El momento en el que decidí cortar de raíz la relación con él fue el día que descubrí que iba diciendo a todo el mundo que yo era su novia. Me senté por última vez a hablar con él y le dije que no quería que siguiésemos siendo amigos, que sentía que no había sido sincero y que me estaba asfixiando el control disfrazado de amistad al que había estado jugando los últimos meses.
Por supuesto no le sentó nada bien e intentó disculparse y seguir con el juego del amigo íntimo, pero yo tenía claro que, aunque me doliese perder su amistad, no podía seguir alimentado esas ilusiones obsesivas que en ese momento ya podía ver con claridad.
Fue a partir de ahí cuando empezó a hacer sus apariciones en las quedadas de grupo, paseándose como alma en pena, serio, taciturno y destrozado, mientras me miraba de reojo, hasta que un día, a solas, me espetó a la cara que pensaba suicidarse. No recuerdo la conversación completa, pero si la sensación de ahogo y de responsabilidad que me invadió.

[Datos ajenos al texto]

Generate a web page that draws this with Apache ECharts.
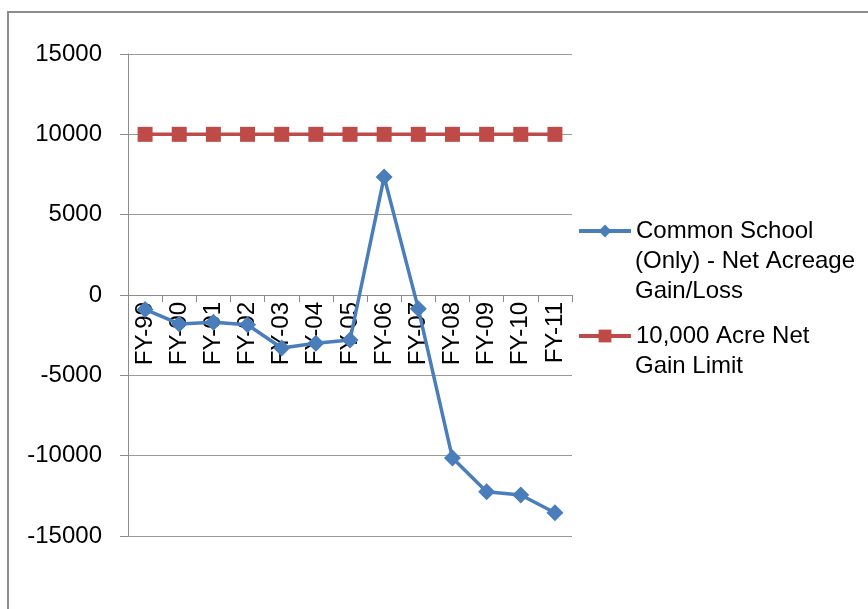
<!DOCTYPE html>
<html>
<head>
<meta charset="utf-8">
<script src="https://cdn.jsdelivr.net/npm/echarts@6/dist/echarts.min.js"></script>
<style>
  html, body { margin: 0; padding: 0; background: #fff; }
  #chart { width: 868px; height: 609px; }
</style>
</head>
<body>
<div id="chart"></div>
<script>
// 数据
const categories = ['FY-99', 'FY-00', 'FY-01', 'FY-02', 'FY-03', 'FY-04', 'FY-05',
  'FY-06', 'FY-07', 'FY-08', 'FY-09', 'FY-10', 'FY-11'];
const netAcreage = [-900, -1800, -1700, -1850, -3300, -3000, -2800,
  7350, -850, -10150, -12250, -12450, -13550];
const gainLimit = [10000, 10000, 10000, 10000, 10000, 10000, 10000,
  10000, 10000, 10000, 10000, 10000, 10000];
const seriesNames = ['Common School (Only) - Net Acreage Gain/Loss', '10,000 Acre Net Gain Limit'];
// legend first line, rest goes in graphic text
const legendFirst = ['Common School', '10,000 Acre Net'];
const legendRest = ['(Only) - Net Acreage\nGain/Loss', 'Gain Limit'];
const yMin = -15000;
const yMax = 15000;

const FONT = 'Liberation Sans';
const blue = '#4a7ebb';
const red = '#be4b48';

const gridTop = 54;
const gridBottom = 73;
const gridHeight = 609 - gridTop - gridBottom;
// onZero 在这里不生效，手动把类目轴挪到 0 的位置
const zeroOffset = -gridHeight * (0 - yMin) / (yMax - yMin);

const myChart = echarts.init(document.getElementById('chart'));

const legendBase = {
  orient: 'vertical',
  left: 577,
  padding: 0,
  itemWidth: 52,
  itemHeight: 16,
  textStyle: { fontFamily: FONT, fontSize: 24, color: '#000', lineHeight: 30 },
  formatter: name => legendFirst[seriesNames.indexOf(name)],
};

myChart.setOption({
  animation: false,
  grid: { left: 128, top: gridTop, right: 296, bottom: gridBottom, containLabel: false },
  legend: [
    { ...legendBase, top: 216, data: [{ name: seriesNames[0], lineStyle: { width: 4 } }] },
    { ...legendBase, top: 321, data: [{ name: seriesNames[1], lineStyle: { width: 4 } }] },
  ],
  graphic: [
    {
      type: 'rect',
      shape: { x: 8, y: 12, width: 1000, height: 1000 },
      style: { fill: 'none', stroke: '#8c8c8c', lineWidth: 2 },
      silent: true,
    },
    {
      type: 'text',
      left: 635,
      top: 246,
      style: { text: legendRest[0], font: `24px "${FONT}"`, fill: '#000', lineHeight: 30 },
    },
    {
      type: 'text',
      left: 635,
      top: 351,
      style: { text: legendRest[1], font: `24px "${FONT}"`, fill: '#000', lineHeight: 30 },
    },
  ],
  xAxis: {
    type: 'category',
    data: categories,
    boundaryGap: true,
    offset: zeroOffset,
    axisLine: { onZero: false, lineStyle: { color: '#8c8c8c', width: 1 } },
    axisTick: { show: true, length: 7, lineStyle: { color: '#8c8c8c' } },
    axisLabel: {
      rotate: 90,
      margin: 7,
      interval: 0,
      fontFamily: FONT,
      fontSize: 24,
      color: '#000',
    },
  },
  yAxis: {
    type: 'value',
    min: yMin,
    max: yMax,
    interval: 5000,
    axisLine: { show: true, lineStyle: { color: '#8c8c8c', width: 1 } },
    axisTick: { show: true, length: 8, lineStyle: { color: '#8c8c8c' } },
    axisLabel: {
      margin: 26,
      fontFamily: FONT,
      fontSize: 24,
      color: '#000',
      formatter: v => String(v),
    },
    splitLine: { lineStyle: { color: '#9a9a9a', width: 1 } },
  },
  series: [
    {
      name: seriesNames[0],
      type: 'line',
      data: netAcreage,
      symbol: 'diamond',
      symbolSize: 17,
      itemStyle: { color: blue },
      lineStyle: { color: blue, width: 3.5 },
      z: 3,
    },
    {
      name: seriesNames[1],
      type: 'line',
      data: gainLimit,
      symbol: 'rect',
      symbolSize: 15,
      itemStyle: { color: red },
      lineStyle: { color: red, width: 3.5 },
    },
  ],
});
</script>
</body>
</html>
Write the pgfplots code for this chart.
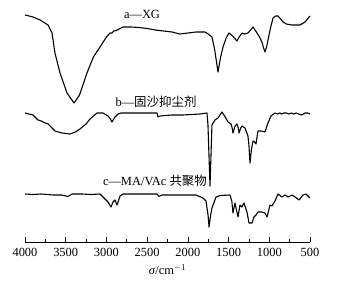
\documentclass[border=0pt]{standalone}
\usepackage{fontspec}
\setmainfont{Liberation Serif}
\newfontfamily\cjk{Noto Sans CJK SC}
\usepackage{pgfplots}
\pgfplotsset{compat=1.18}
\usepackage{pgfplotstable}

\pgfplotstableread{
x y
4000 15
3900 17
3815 20
3717 25
3668 33
3632 53
3570 73
3484 93
3398 103
3330 95
3239 73
3160 57
3079 47
3000 37
2956 33
2930 33
2910 31
2880 30.5
2797 27
2700 27
2600 27.5
2500 28.5
2400 30
2300 31
2195 32
2097 34
2000 33
1900 32
1790 32
1750 34
1704 37
1670 50
1630 72
1600 58
1568 47
1530 38
1495 33
1450 36
1397 41
1370 37
1335 33
1300 34
1262 33
1230 30
1200 27
1175 30
1151 33
1120 37
1090 42
1070 48
1053 52
1030 46
1016 40
985 28
954 18
920 16
893 16
860 19
832 22
790 24
721 25
660 25
623 25
580 23
561 22
500 16
}\dataA

\pgfplotstableread{
x y
4000 113
3950 114
3902 115
3840 120
3800 121
3779 122
3717 124
3680 127
3632 131
3546 133
3447 134
3380 132
3325 129
3250 124
3202 119
3116 113
3042 113
2981 116
2950 119
2932 122
2910 119
2895 117
2858 114
2821 113
2600 113
2379 113
2367 117
2342 116
2200 115
2060 115
1851 114
1765 113
1753 125
1728 186
1704 125
1667 120
1630 118
1581 112
1540 117
1507 122
1470 124
1458 127
1446 133
1420 126
1397 124
1380 128
1372 133
1350 128
1335 126
1298 128
1262 136
1250 145
1237 163
1220 150
1200 141
1180 142
1163 144
1139 131
1100 131
1053 132
1016 123
979 116
930 113
900 114
870 113
850 114
820 113
790 113
760 114
730 113
700 114
670 113
640 114
600 115
560 113
530 113
500 114
}\dataB

\pgfplotstableread{
x y
4000 194
3900 194.5
3800 194
3730 194.5
3650 195
3550 195
3472 196.5
3423 194
3300 194
3200 194.5
3079 194
3042 197
2981 202
2944 207
2919 202
2895 200
2870 205
2833 196
2797 194
2600 194
2400 194
2379 194
2354 196.5
2318 195
2200 195
2097 195
1900 195
1814 198
1777 201
1752 215
1740 227
1720 215
1704 208
1654 197
1600 195.5
1483 195
1460 201
1446 213
1421 203
1384 217
1360 205
1335 207
1311 203
1274 212
1249 223
1212 223
1188 217
1163 215
1139 212
1090 212
1053 213
1028 217
991 205
967 206
930 201
893 194
844 197
807 195
770 197
721 195
684 197
635 200
586 195
549 194
500 198
}\dataC

\begin{document}
\begin{tikzpicture}
\useasboundingbox (-25bp,-39bp) rectangle (318bp,242bp);
\begin{axis}[
  scale only axis,
  width=285bp, height=232bp,
  x dir=reverse,
  xmin=500, xmax=4000,
  ymin=-242, ymax=-10,
  axis x line*=bottom,
  axis y line=none,
  xtick={500,1000,...,4000},
  minor x tick num=1,
  tick align=inside,
  major tick length=5bp,
  minor tick length=3bp,
  tick style={black, line width=0.7bp},
  axis line style={black, line width=0.7bp},
  /pgf/number format/1000 sep={},
  /pgf/number format/assume math mode=true,
  tick label style={font=\fontsize{12.5}{14}\selectfont},
  xticklabel style={yshift=-3bp},
  xlabel={\textit{σ}/cm$^{-1}$},
  xlabel style={font=\fontsize{12.5}{14}\selectfont, yshift=-1bp},
  clip=false,
]
\addplot[black, line width=1.1bp, line join=round] table[x=x, y expr=-\thisrow{y}] {\dataA};
\addplot[black, line width=1.1bp, line join=round] table[x=x, y expr=-\thisrow{y}] {\dataB};
\addplot[black, line width=1.1bp, line join=round] table[x=x, y expr=-\thisrow{y}] {\dataC};
\node[font=\fontsize{12.5}{14}\selectfont] at (axis cs:2563,-14) {a—XG};
\node[font=\fontsize{12.5}{14}\selectfont] at (axis cs:2391,-102) {b—{\cjk 固沙抑尘剂}};
\node[font=\fontsize{12.5}{14}\selectfont] at (axis cs:2404,-181) {c—MA/VAc {\cjk 共聚物}};
\end{axis}
\end{tikzpicture}
\end{document}
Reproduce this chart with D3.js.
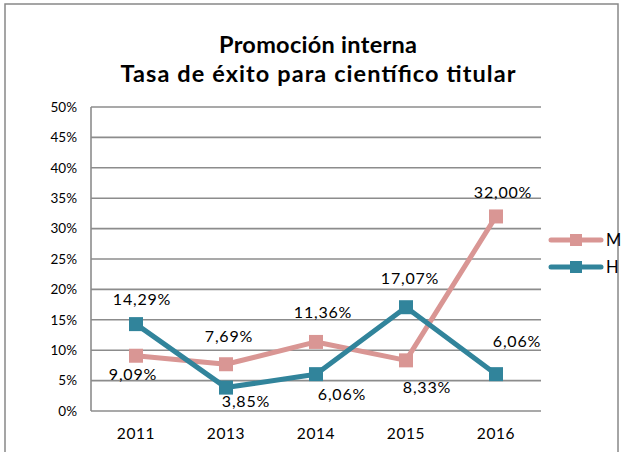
<!DOCTYPE html>
<html>
<head>
<meta charset="utf-8">
<script src="https://cdn.jsdelivr.net/npm/d3@7"></script>
<style>
  html, body { margin: 0; padding: 0; background: #fff; }
  svg { display: block; font-family: "Lato", "Open Sans", sans-serif; }
</style>
</head>
<body>
<svg id="chart" width="622" height="452"></svg>
<script>
// Chart data
const years = ["2011", "2013", "2014", "2015", "2016"];
const seriesNames = ["M", "H"];
const valuesM = [9.09, 7.69, 11.36, 8.33, 32.00];
const valuesH = [14.29, 3.85, 6.06, 17.07, 6.06];
const yTicks = [0, 5, 10, 15, 20, 25, 30, 35, 40, 45, 50];
const titleLines = ["Promoción interna", "Tasa de éxito para científico titular"];

// Label placement (dx, dy from the marker centre)
const labelOffsetM = [[-3, 24], [3, -22], [7, -24], [21, 33], [7, -18]];
const labelOffsetH = [[6, -19], [20, 19], [26, 26], [4, -23], [21, -27]];

const colors = { M: "#D99694", H: "#31849B" };

const svg = d3.select("#chart");
const plot = { left: 91, right: 541, top: 107, bottom: 411 };

// Outer frame
svg.append("rect")
  .attr("x", 5).attr("y", 4)
  .attr("width", 613).attr("height", 460)
  .attr("fill", "#fff")
  .attr("stroke", "#888").attr("stroke-width", 1.5);

// Title
const titleWidths = [198, 395];
const title = svg.append("text")
  .attr("text-anchor", "middle")
  .attr("font-weight", "bold")
  .attr("font-size", 23.5)
  .attr("fill", "#000");
titleLines.forEach((t, i) => {
  title.append("tspan")
    .attr("x", 318).attr("y", 53 + i * 29)
    .attr("textLength", titleWidths[i])
    .attr("lengthAdjust", "spacing")
    .text(t);
});

// Scales
const x = d3.scaleBand().domain(years).range([plot.left, plot.right]);
const y = d3.scaleLinear().domain([0, 50]).range([plot.bottom, plot.top]);

// Horizontal gridlines
svg.append("g")
  .selectAll("line")
  .data(yTicks)
  .join("line")
  .attr("x1", plot.left).attr("x2", plot.right)
  .attr("y1", d => y(d)).attr("y2", d => y(d))
  .attr("stroke", "#8c8c8c").attr("stroke-width", 1.6);

// Y axis line
svg.append("line")
  .attr("x1", plot.left).attr("x2", plot.left)
  .attr("y1", plot.top).attr("y2", plot.bottom)
  .attr("stroke", "#8c8c8c").attr("stroke-width", 1.6);

// Y axis labels
const yAxis = d3.axisLeft(y).tickValues(yTicks).tickSize(0).tickPadding(14)
  .tickFormat(d => d + "%");
const gy = svg.append("g").attr("transform", `translate(${plot.left},0)`).call(yAxis);
gy.select(".domain").remove();
gy.selectAll("text")
  .attr("font-size", 13.5).attr("fill", "#000")
  .attr("font-family", "Lato, 'Open Sans', sans-serif");

// X axis labels
const xAxis = d3.axisBottom(x).tickSize(0).tickPadding(17);
const gx = svg.append("g").attr("transform", `translate(0,${plot.bottom})`).call(xAxis);
gx.select(".domain").remove();
gx.selectAll("text")
  .attr("font-size", 15.5).attr("fill", "#000")
  .attr("letter-spacing", 0.6)
  .attr("font-family", "Lato, 'Open Sans', sans-serif");

const cx = d => x(d) + x.bandwidth() / 2;
const fmt = v => v.toFixed(2).replace(".", ",") + "%";

const series = [
  { name: "M", values: valuesM, offsets: labelOffsetM },
  { name: "H", values: valuesH, offsets: labelOffsetH }
];

const line = d3.line()
  .x(d => cx(d.year))
  .y(d => y(d.value));

series.forEach(s => {
  const pts = years.map((yr, i) => ({ year: yr, value: s.values[i] }));
  const g = svg.append("g");
  g.append("path")
    .datum(pts)
    .attr("d", line)
    .attr("fill", "none")
    .attr("stroke", colors[s.name])
    .attr("stroke-width", 5)
    .attr("stroke-linejoin", "round");
  g.selectAll("rect")
    .data(pts)
    .join("rect")
    .attr("x", d => cx(d.year) - 7)
    .attr("y", d => y(d.value) - 7)
    .attr("width", 14).attr("height", 14)
    .attr("fill", colors[s.name]);
});

// Value labels drawn on top of all lines
series.forEach(s => {
  const pts = years.map((yr, i) => ({ year: yr, value: s.values[i], off: s.offsets[i] }));
  svg.append("g")
    .selectAll("text")
    .data(pts)
    .join("text")
    .attr("x", d => cx(d.year) + d.off[0])
    .attr("y", d => y(d.value) + d.off[1])
    .attr("text-anchor", "middle")
    .attr("font-size", 16)
    .attr("letter-spacing", 0.8)
    .attr("fill", "#000")
    .text(d => fmt(d.value));
});

// Legend
series.forEach((s, i) => {
  const ly = 240 + i * 27;
  const g = svg.append("g");
  g.append("line")
    .attr("x1", 551).attr("x2", 601)
    .attr("y1", ly).attr("y2", ly)
    .attr("stroke", colors[s.name]).attr("stroke-width", 5)
    .attr("stroke-linecap", "round");
  g.append("rect")
    .attr("x", 576 - 6).attr("y", ly - 6)
    .attr("width", 12).attr("height", 12)
    .attr("fill", colors[s.name]);
  g.append("text")
    .attr("x", 606).attr("y", ly + 6)
    .attr("font-size", 16.5).attr("fill", "#000")
    .text(s.name);
});
</script>
</body>
</html>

Pasé unas semanas terribles, debatiéndome entre ceder a su chantaje y retomar la amistad o dejar que el asunto siguiese su curso, con la preocupación de haber hecho mal las cosas en esa historia y la sensación de ser responsable de los posibles desenlaces.
Una tarde, agotada con la ansiedad de no saber cómo actuar, decidí hablarlo con un amigo que no pertenecía al mismo grupo que él, no se conocían, y su consejo fue que hiciese mi vida lejos de esa persona que no me quería ni como amigo ni como nada. Aún recuerdo unas palabras que me dijo, que pueden resultar insensibles, pero que me dieron la fuerza para no volver a dejarle entrar en mi vida. Me dijo: “si vuelve a amenazarte con eso, dile que le compras tú las cuchillas, el que se quiere suicidar lo hace, no amenaza para hacer daño a otros”.
Afortunadamente, tenía razón y no pasó nada.
Con el tiempo dejó de doler, pero ha seguido en mi memoria mucho tiempo, provocándome malestar y nerviosismo si nos cruzábamos.
Ahora mismo es cabreo más que pena lo que siento, han pasado años, y tenerlo tan presente en mis publicaciones me ha hecho revivir en cierto modo, el acoso obsesivo al que me sometió.